Today wasn’t just another rainy Monday. Ecojustice staffers from our Vancouver office joined hundreds of concerned Canadians today to rally against mega-pipeline projects that — if approved — will introduce high volumes of tanker traffic along British Columbia’s pristine west coast.

A welcome change from sitting behind desks, we were privileged to stand in solidarity with the hundreds of people who came out to stand up against pipeline projects and tanker traffic in B.C. Bill McKibben (350.org), Ta’Kaiya Blainey (Sliammon First Nation) and Art Sterritt (Coastal First Nations) were among the many featured speakers.

Close to our hearts is the beautiful wilderness that surrounds us, but closer still is our esteemed friend and long-time environmentalist, Doug Chapman, whose legacy inspired our presence at today’s rally.

Doug is one of Canada’s original environmental crusaders, and a recent appointee to Ecojustice’s honourary board of directors, which includes Canadian icons like Dr. David Suzuki and author Margaret Atwood.

Doug — who worked at Ecojustice in its early years — was the first Canadian prosecutor to convince a court to impose a jail sentence on the owner of a corporation that broke environmental laws (George Crowe of Blackbird Holdings, 1990). He was also was responsible for the largest fine ever levied against a Canadian municipality for an environmental crime.

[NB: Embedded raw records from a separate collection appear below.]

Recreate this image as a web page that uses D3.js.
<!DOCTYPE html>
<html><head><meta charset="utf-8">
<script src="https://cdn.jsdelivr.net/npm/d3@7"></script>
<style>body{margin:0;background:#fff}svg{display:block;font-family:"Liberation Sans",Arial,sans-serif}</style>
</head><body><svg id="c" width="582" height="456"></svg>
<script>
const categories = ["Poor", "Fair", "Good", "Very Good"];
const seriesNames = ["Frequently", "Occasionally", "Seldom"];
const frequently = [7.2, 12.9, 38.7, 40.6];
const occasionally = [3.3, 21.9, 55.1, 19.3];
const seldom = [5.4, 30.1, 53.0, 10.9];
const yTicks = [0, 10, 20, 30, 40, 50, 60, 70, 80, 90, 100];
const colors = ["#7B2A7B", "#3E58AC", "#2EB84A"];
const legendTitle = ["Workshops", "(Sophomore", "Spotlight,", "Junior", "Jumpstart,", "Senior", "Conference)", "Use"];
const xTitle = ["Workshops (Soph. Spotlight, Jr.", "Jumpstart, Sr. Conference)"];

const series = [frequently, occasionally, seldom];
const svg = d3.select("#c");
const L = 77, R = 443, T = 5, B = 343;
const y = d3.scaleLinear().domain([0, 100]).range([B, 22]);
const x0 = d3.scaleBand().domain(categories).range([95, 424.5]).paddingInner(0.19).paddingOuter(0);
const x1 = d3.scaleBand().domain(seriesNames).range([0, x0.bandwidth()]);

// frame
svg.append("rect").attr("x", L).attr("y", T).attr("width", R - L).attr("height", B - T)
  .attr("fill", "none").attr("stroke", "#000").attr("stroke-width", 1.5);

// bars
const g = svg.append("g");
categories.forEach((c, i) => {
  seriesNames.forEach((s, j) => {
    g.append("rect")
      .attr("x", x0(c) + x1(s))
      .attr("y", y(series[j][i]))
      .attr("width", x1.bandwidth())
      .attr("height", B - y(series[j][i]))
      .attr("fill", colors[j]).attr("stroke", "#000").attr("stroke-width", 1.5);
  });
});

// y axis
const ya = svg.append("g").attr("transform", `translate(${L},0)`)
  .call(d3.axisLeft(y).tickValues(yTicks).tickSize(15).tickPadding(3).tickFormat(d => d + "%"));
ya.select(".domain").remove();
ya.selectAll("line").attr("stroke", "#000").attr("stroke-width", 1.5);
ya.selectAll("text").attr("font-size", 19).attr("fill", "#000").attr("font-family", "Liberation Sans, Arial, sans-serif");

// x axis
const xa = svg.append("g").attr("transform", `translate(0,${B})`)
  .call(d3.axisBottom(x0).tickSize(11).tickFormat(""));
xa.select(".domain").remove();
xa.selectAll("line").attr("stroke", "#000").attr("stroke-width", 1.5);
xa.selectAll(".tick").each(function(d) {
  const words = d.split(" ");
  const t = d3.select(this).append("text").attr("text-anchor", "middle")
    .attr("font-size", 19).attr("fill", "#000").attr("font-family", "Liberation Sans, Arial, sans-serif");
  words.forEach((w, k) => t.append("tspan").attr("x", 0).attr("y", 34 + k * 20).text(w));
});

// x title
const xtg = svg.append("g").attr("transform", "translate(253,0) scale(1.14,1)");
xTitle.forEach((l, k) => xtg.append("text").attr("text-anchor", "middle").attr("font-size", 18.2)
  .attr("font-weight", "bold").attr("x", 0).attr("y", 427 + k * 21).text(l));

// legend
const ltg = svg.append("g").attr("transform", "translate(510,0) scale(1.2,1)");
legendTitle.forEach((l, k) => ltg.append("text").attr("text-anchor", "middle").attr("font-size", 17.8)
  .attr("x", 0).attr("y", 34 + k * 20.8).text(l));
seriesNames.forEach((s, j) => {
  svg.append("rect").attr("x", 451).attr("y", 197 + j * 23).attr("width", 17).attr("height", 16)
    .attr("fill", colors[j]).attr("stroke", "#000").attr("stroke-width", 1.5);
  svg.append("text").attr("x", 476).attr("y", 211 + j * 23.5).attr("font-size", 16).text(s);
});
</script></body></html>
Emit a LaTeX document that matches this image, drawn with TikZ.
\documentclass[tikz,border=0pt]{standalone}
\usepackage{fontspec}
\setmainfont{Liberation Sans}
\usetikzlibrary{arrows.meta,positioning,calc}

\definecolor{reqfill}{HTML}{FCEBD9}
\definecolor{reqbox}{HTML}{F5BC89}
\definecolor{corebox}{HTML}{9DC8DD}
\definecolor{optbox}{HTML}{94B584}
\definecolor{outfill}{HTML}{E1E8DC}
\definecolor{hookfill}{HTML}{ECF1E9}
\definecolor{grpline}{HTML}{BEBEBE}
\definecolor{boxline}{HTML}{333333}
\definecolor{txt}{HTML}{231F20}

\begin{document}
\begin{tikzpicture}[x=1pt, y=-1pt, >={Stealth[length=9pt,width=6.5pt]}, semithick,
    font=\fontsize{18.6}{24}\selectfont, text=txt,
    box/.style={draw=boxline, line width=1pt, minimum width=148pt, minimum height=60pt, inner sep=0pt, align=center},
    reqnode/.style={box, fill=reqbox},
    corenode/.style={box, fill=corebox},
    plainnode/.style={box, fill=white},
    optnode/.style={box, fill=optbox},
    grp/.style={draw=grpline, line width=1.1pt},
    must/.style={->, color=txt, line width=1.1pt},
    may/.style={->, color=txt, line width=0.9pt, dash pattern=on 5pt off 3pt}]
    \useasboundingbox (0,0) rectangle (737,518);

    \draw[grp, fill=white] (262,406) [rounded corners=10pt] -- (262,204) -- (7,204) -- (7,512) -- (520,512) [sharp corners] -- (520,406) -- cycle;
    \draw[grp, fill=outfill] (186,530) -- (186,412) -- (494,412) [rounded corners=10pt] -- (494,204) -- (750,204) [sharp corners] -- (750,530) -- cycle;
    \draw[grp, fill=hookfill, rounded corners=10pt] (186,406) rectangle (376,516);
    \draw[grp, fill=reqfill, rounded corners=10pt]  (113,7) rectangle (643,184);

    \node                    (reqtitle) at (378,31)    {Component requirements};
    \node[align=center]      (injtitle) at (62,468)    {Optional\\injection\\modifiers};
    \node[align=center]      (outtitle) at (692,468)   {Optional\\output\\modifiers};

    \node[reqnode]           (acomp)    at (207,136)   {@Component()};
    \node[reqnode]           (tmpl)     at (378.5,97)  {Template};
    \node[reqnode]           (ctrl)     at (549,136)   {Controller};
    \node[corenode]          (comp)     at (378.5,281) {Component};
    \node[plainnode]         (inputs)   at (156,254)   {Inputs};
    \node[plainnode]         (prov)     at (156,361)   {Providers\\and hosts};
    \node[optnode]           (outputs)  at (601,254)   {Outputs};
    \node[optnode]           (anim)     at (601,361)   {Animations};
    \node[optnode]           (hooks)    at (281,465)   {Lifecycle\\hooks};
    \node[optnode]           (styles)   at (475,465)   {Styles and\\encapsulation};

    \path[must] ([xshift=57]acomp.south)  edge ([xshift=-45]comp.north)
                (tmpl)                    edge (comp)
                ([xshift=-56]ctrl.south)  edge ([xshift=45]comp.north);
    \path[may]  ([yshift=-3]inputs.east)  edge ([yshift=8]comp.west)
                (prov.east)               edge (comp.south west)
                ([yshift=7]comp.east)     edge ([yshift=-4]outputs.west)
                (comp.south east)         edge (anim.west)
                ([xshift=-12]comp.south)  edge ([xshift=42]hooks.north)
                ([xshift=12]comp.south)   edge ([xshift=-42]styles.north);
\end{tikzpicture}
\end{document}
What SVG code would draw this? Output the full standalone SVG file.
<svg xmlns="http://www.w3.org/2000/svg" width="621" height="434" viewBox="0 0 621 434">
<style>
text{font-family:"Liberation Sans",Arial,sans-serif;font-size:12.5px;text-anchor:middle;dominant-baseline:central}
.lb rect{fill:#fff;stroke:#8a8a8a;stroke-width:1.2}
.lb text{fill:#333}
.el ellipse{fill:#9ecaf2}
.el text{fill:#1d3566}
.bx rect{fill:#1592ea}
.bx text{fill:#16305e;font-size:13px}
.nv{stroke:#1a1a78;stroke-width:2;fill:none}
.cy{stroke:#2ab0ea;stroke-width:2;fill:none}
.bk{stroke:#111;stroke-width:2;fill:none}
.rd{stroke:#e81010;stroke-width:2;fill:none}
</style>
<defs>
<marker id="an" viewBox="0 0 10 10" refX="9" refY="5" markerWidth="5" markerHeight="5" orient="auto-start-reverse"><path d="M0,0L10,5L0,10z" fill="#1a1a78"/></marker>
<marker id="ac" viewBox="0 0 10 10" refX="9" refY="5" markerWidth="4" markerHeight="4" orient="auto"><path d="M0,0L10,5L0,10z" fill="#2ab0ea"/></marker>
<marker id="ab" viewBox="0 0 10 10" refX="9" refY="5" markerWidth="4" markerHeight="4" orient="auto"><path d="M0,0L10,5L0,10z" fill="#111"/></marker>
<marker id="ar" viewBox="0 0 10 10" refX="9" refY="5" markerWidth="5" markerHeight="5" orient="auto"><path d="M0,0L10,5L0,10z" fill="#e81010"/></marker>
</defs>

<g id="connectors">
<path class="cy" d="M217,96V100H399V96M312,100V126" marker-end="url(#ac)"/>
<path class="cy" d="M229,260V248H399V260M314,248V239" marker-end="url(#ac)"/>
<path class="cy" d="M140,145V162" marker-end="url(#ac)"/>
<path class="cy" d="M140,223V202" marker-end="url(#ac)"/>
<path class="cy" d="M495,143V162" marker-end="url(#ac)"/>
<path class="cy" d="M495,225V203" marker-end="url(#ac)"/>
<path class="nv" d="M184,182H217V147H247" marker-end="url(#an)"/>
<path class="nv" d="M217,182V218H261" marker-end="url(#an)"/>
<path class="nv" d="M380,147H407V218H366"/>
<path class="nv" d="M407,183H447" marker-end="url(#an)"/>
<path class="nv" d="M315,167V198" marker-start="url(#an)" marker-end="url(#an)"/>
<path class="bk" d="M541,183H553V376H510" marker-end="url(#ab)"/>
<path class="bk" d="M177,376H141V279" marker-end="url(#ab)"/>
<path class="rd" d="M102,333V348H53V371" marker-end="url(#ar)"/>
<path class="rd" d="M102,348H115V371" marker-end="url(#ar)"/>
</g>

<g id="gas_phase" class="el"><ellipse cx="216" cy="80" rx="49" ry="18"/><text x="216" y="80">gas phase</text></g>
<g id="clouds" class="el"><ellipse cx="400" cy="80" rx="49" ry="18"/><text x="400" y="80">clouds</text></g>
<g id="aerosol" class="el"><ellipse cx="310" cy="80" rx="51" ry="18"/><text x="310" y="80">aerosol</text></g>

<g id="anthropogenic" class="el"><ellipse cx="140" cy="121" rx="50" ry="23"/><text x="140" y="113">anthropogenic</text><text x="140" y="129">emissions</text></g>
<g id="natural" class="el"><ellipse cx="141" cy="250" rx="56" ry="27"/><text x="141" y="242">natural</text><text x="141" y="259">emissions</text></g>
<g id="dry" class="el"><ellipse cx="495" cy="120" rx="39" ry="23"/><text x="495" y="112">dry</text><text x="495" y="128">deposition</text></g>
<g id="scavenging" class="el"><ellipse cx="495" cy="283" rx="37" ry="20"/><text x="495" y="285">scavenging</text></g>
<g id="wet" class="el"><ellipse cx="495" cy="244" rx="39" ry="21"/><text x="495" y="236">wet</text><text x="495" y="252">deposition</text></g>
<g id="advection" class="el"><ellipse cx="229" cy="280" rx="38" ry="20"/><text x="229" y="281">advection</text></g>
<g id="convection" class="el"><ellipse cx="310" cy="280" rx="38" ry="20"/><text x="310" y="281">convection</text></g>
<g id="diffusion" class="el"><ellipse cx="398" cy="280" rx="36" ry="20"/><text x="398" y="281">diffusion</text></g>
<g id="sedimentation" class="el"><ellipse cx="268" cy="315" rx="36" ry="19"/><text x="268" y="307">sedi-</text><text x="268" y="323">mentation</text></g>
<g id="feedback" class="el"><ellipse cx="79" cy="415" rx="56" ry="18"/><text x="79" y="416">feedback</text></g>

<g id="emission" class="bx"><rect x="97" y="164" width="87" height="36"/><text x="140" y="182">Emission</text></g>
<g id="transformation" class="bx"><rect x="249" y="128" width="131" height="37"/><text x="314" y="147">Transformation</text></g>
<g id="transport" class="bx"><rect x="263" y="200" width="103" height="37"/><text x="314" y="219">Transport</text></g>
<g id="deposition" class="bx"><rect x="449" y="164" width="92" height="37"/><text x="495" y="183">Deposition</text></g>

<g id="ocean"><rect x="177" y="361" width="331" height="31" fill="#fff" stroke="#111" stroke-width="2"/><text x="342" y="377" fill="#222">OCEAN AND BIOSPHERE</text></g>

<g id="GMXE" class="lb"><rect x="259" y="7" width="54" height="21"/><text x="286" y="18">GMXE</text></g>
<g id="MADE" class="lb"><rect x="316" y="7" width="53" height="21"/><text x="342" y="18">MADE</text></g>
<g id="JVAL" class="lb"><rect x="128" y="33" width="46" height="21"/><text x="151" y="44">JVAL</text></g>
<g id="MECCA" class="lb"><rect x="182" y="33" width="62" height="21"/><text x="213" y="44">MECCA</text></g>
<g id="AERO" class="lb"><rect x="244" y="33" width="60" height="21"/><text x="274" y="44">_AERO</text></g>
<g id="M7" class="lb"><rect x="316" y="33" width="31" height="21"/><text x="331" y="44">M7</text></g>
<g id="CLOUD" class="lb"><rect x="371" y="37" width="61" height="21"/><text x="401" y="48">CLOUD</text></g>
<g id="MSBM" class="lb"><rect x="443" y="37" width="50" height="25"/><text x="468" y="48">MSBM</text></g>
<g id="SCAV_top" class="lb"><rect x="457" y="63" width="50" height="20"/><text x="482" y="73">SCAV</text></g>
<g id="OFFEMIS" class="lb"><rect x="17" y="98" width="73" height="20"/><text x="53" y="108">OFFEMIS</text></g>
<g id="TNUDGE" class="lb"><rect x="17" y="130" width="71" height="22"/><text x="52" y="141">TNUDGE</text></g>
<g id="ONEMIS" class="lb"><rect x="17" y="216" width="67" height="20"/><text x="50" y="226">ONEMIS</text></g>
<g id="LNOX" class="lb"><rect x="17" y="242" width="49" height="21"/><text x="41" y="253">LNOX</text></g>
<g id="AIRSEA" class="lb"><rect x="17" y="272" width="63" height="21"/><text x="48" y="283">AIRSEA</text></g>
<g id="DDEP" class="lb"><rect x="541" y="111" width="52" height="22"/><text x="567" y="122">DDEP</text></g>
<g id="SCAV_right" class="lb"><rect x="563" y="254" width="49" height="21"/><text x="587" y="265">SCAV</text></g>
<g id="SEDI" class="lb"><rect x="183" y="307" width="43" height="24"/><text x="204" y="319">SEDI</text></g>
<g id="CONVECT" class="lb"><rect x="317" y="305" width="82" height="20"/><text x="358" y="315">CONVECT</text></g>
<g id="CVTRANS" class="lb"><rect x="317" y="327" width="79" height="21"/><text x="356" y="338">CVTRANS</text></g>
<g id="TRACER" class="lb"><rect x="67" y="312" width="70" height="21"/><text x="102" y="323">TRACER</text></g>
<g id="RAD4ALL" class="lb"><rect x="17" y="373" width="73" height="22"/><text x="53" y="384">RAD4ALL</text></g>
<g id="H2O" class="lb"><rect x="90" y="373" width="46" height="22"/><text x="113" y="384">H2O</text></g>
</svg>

The result of Doug’s tireless work, which spans several decades, is a legacy that compels greater accountability on the part of government and industry. He is a role model who is an inspiration to both grizzled and budding defenders of the environment. Though Doug could not be with us today in person, we know he was with us in spirit.

At today’s rally, a simple yet resounding theme emerged – no.

No more oilsands expansion, no tankers and no pipelines.

We have been busy preparing to represent our clients at joint review panel hearings on the Northern Gateway pipeline, but I’m glad we had the chance today to get out and connect with other concerned Canadians and send a clear message: Tanker traffic on our coast is unsafe, unsustainable and unnecessary.

Today, and always: “Doug says NO to tankers and so do WE!”